## [Exercise task]
Write out the material exactly. Do not include the pictures.

* Begin Material provided *

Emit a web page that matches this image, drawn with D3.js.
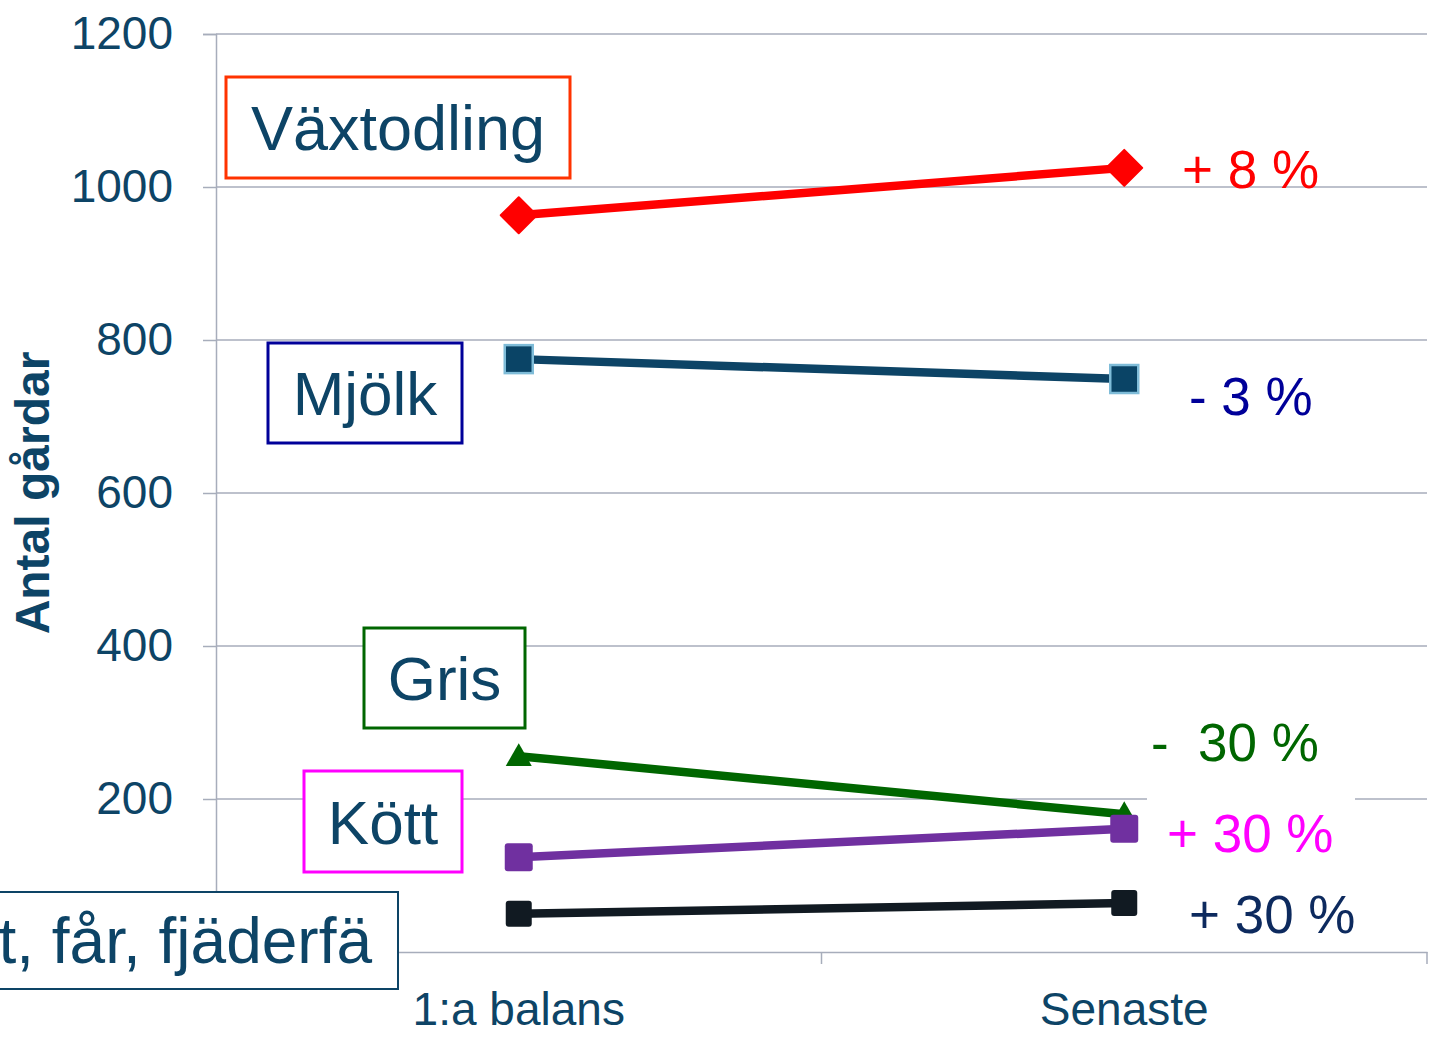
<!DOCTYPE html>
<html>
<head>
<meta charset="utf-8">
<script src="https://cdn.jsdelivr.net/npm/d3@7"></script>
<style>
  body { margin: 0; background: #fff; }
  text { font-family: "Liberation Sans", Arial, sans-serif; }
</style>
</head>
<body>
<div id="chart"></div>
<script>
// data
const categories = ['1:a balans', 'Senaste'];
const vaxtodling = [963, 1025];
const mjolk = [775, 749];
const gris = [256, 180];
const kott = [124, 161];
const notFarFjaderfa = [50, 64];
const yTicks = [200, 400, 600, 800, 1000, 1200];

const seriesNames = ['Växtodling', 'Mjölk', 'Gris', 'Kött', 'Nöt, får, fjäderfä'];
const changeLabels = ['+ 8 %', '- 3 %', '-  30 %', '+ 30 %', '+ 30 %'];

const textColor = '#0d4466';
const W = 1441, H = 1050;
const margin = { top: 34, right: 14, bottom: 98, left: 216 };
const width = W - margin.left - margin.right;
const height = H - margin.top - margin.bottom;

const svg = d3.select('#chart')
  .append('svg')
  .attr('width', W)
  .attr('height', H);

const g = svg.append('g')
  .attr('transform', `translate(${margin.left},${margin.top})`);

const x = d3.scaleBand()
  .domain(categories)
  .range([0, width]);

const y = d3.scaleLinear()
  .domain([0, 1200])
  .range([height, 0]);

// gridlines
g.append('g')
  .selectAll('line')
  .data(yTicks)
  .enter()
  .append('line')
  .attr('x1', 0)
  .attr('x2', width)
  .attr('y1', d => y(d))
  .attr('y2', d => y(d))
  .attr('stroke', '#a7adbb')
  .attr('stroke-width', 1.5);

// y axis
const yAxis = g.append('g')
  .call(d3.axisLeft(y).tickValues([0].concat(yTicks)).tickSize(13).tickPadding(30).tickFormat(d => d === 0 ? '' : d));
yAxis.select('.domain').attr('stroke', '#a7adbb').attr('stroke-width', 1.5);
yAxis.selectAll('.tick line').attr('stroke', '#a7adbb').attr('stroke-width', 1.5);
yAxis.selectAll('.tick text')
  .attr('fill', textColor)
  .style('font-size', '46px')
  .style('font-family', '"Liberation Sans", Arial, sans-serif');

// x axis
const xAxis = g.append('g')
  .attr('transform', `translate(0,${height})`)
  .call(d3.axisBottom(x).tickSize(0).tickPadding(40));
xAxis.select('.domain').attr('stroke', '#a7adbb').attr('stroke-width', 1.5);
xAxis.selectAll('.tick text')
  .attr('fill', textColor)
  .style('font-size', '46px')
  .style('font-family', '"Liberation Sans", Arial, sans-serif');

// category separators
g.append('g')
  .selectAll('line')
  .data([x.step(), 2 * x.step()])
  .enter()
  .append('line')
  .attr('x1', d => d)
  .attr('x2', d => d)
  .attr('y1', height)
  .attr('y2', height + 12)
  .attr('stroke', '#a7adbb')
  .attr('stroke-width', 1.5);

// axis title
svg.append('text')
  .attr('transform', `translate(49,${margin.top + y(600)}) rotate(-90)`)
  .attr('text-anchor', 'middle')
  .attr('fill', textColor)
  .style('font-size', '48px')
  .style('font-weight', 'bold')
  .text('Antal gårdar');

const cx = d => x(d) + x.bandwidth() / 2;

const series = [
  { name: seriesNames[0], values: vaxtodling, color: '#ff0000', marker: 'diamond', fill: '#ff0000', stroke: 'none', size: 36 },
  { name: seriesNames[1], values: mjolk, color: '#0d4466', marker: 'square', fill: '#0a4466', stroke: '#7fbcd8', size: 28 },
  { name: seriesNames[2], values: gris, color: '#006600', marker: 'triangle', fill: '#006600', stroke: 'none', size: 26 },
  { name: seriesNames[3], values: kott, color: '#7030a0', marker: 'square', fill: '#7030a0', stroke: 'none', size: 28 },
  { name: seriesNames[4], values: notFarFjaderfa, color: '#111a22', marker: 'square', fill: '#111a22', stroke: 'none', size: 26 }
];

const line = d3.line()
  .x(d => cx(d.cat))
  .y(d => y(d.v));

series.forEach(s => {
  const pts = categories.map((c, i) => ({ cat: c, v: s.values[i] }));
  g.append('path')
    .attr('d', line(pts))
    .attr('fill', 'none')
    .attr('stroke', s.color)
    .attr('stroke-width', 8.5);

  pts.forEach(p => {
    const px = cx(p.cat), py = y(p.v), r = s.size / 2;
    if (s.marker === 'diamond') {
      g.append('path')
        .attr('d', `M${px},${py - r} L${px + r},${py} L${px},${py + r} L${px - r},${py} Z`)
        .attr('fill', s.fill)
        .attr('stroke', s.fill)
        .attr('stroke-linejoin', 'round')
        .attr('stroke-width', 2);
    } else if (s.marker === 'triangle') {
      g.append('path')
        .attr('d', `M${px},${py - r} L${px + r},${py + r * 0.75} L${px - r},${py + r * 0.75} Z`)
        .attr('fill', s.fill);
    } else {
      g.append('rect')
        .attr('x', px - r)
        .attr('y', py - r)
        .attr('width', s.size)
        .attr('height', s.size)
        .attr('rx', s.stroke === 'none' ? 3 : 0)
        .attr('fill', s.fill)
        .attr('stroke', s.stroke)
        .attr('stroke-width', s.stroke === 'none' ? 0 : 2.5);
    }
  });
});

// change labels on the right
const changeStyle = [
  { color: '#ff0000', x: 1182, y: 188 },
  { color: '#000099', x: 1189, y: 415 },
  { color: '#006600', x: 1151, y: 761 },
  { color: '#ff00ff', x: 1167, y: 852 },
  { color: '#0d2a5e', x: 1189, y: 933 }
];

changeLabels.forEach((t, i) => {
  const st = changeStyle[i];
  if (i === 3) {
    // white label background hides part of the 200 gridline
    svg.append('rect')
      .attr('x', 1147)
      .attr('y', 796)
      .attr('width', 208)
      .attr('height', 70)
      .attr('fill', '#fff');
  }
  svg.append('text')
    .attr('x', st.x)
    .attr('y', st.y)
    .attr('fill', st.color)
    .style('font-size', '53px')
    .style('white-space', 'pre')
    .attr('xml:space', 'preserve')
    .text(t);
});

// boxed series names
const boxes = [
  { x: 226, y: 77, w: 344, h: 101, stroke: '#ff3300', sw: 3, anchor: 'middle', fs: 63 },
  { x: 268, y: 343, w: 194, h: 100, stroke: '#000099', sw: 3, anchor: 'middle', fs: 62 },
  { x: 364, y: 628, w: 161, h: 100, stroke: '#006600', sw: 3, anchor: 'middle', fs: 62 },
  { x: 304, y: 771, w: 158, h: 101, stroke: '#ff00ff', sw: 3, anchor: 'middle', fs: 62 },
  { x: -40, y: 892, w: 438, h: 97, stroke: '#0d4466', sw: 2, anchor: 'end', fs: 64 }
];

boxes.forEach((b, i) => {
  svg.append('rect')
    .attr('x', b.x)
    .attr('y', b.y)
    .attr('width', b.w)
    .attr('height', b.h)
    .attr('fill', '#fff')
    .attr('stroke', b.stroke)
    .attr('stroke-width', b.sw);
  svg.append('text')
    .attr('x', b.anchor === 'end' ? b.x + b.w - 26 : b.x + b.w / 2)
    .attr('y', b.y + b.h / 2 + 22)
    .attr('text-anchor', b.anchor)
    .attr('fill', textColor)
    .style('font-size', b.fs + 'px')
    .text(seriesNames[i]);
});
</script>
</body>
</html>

* End Material provided *

## [Output below]
Emit a web page that matches this image, drawn with D3.js.
<!DOCTYPE html>
<html>
<head>
<meta charset="utf-8">
<script src="https://cdn.jsdelivr.net/npm/d3@7"></script>
<style>
  body { margin: 0; background: #fff; }
  text { font-family: "Liberation Sans", Arial, sans-serif; }
</style>
</head>
<body>
<div id="chart"></div>
<script>
// data
const categories = ['1:a balans', 'Senaste'];
const vaxtodling = [963, 1025];
const mjolk = [775, 749];
const gris = [256, 180];
const kott = [124, 161];
const notFarFjaderfa = [50, 64];
const yTicks = [200, 400, 600, 800, 1000, 1200];

const seriesNames = ['Växtodling', 'Mjölk', 'Gris', 'Kött', 'Nöt, får, fjäderfä'];
const changeLabels = ['+ 8 %', '- 3 %', '-  30 %', '+ 30 %', '+ 30 %'];

const textColor = '#0d4466';
const W = 1441, H = 1050;
const margin = { top: 34, right: 14, bottom: 98, left: 216 };
const width = W - margin.left - margin.right;
const height = H - margin.top - margin.bottom;

const svg = d3.select('#chart')
  .append('svg')
  .attr('width', W)
  .attr('height', H);

const g = svg.append('g')
  .attr('transform', `translate(${margin.left},${margin.top})`);

const x = d3.scaleBand()
  .domain(categories)
  .range([0, width]);

const y = d3.scaleLinear()
  .domain([0, 1200])
  .range([height, 0]);

// gridlines
g.append('g')
  .selectAll('line')
  .data(yTicks)
  .enter()
  .append('line')
  .attr('x1', 0)
  .attr('x2', width)
  .attr('y1', d => y(d))
  .attr('y2', d => y(d))
  .attr('stroke', '#a7adbb')
  .attr('stroke-width', 1.5);

// y axis
const yAxis = g.append('g')
  .call(d3.axisLeft(y).tickValues([0].concat(yTicks)).tickSize(13).tickPadding(30).tickFormat(d => d === 0 ? '' : d));
yAxis.select('.domain').attr('stroke', '#a7adbb').attr('stroke-width', 1.5);
yAxis.selectAll('.tick line').attr('stroke', '#a7adbb').attr('stroke-width', 1.5);
yAxis.selectAll('.tick text')
  .attr('fill', textColor)
  .style('font-size', '46px')
  .style('font-family', '"Liberation Sans", Arial, sans-serif');

// x axis
const xAxis = g.append('g')
  .attr('transform', `translate(0,${height})`)
  .call(d3.axisBottom(x).tickSize(0).tickPadding(40));
xAxis.select('.domain').attr('stroke', '#a7adbb').attr('stroke-width', 1.5);
xAxis.selectAll('.tick text')
  .attr('fill', textColor)
  .style('font-size', '46px')
  .style('font-family', '"Liberation Sans", Arial, sans-serif');

// category separators
g.append('g')
  .selectAll('line')
  .data([x.step(), 2 * x.step()])
  .enter()
  .append('line')
  .attr('x1', d => d)
  .attr('x2', d => d)
  .attr('y1', height)
  .attr('y2', height + 12)
  .attr('stroke', '#a7adbb')
  .attr('stroke-width', 1.5);

// axis title
svg.append('text')
  .attr('transform', `translate(49,${margin.top + y(600)}) rotate(-90)`)
  .attr('text-anchor', 'middle')
  .attr('fill', textColor)
  .style('font-size', '48px')
  .style('font-weight', 'bold')
  .text('Antal gårdar');

const cx = d => x(d) + x.bandwidth() / 2;

const series = [
  { name: seriesNames[0], values: vaxtodling, color: '#ff0000', marker: 'diamond', fill: '#ff0000', stroke: 'none', size: 36 },
  { name: seriesNames[1], values: mjolk, color: '#0d4466', marker: 'square', fill: '#0a4466', stroke: '#7fbcd8', size: 28 },
  { name: seriesNames[2], values: gris, color: '#006600', marker: 'triangle', fill: '#006600', stroke: 'none', size: 26 },
  { name: seriesNames[3], values: kott, color: '#7030a0', marker: 'square', fill: '#7030a0', stroke: 'none', size: 28 },
  { name: seriesNames[4], values: notFarFjaderfa, color: '#111a22', marker: 'square', fill: '#111a22', stroke: 'none', size: 26 }
];

const line = d3.line()
  .x(d => cx(d.cat))
  .y(d => y(d.v));

series.forEach(s => {
  const pts = categories.map((c, i) => ({ cat: c, v: s.values[i] }));
  g.append('path')
    .attr('d', line(pts))
    .attr('fill', 'none')
    .attr('stroke', s.color)
    .attr('stroke-width', 8.5);

  pts.forEach(p => {
    const px = cx(p.cat), py = y(p.v), r = s.size / 2;
    if (s.marker === 'diamond') {
      g.append('path')
        .attr('d', `M${px},${py - r} L${px + r},${py} L${px},${py + r} L${px - r},${py} Z`)
        .attr('fill', s.fill)
        .attr('stroke', s.fill)
        .attr('stroke-linejoin', 'round')
        .attr('stroke-width', 2);
    } else if (s.marker === 'triangle') {
      g.append('path')
        .attr('d', `M${px},${py - r} L${px + r},${py + r * 0.75} L${px - r},${py + r * 0.75} Z`)
        .attr('fill', s.fill);
    } else {
      g.append('rect')
        .attr('x', px - r)
        .attr('y', py - r)
        .attr('width', s.size)
        .attr('height', s.size)
        .attr('rx', s.stroke === 'none' ? 3 : 0)
        .attr('fill', s.fill)
        .attr('stroke', s.stroke)
        .attr('stroke-width', s.stroke === 'none' ? 0 : 2.5);
    }
  });
});

// change labels on the right
const changeStyle = [
  { color: '#ff0000', x: 1182, y: 188 },
  { color: '#000099', x: 1189, y: 415 },
  { color: '#006600', x: 1151, y: 761 },
  { color: '#ff00ff', x: 1167, y: 852 },
  { color: '#0d2a5e', x: 1189, y: 933 }
];

changeLabels.forEach((t, i) => {
  const st = changeStyle[i];
  if (i === 3) {
    // white label background hides part of the 200 gridline
    svg.append('rect')
      .attr('x', 1147)
      .attr('y', 796)
      .attr('width', 208)
      .attr('height', 70)
      .attr('fill', '#fff');
  }
  svg.append('text')
    .attr('x', st.x)
    .attr('y', st.y)
    .attr('fill', st.color)
    .style('font-size', '53px')
    .style('white-space', 'pre')
    .attr('xml:space', 'preserve')
    .text(t);
});

// boxed series names
const boxes = [
  { x: 226, y: 77, w: 344, h: 101, stroke: '#ff3300', sw: 3, anchor: 'middle', fs: 63 },
  { x: 268, y: 343, w: 194, h: 100, stroke: '#000099', sw: 3, anchor: 'middle', fs: 62 },
  { x: 364, y: 628, w: 161, h: 100, stroke: '#006600', sw: 3, anchor: 'middle', fs: 62 },
  { x: 304, y: 771, w: 158, h: 101, stroke: '#ff00ff', sw: 3, anchor: 'middle', fs: 62 },
  { x: -40, y: 892, w: 438, h: 97, stroke: '#0d4466', sw: 2, anchor: 'end', fs: 64 }
];

boxes.forEach((b, i) => {
  svg.append('rect')
    .attr('x', b.x)
    .attr('y', b.y)
    .attr('width', b.w)
    .attr('height', b.h)
    .attr('fill', '#fff')
    .attr('stroke', b.stroke)
    .attr('stroke-width', b.sw);
  svg.append('text')
    .attr('x', b.anchor === 'end' ? b.x + b.w - 26 : b.x + b.w / 2)
    .attr('y', b.y + b.h / 2 + 22)
    .attr('text-anchor', b.anchor)
    .attr('fill', textColor)
    .style('font-size', b.fs + 'px')
    .text(seriesNames[i]);
});
</script>
</body>
</html>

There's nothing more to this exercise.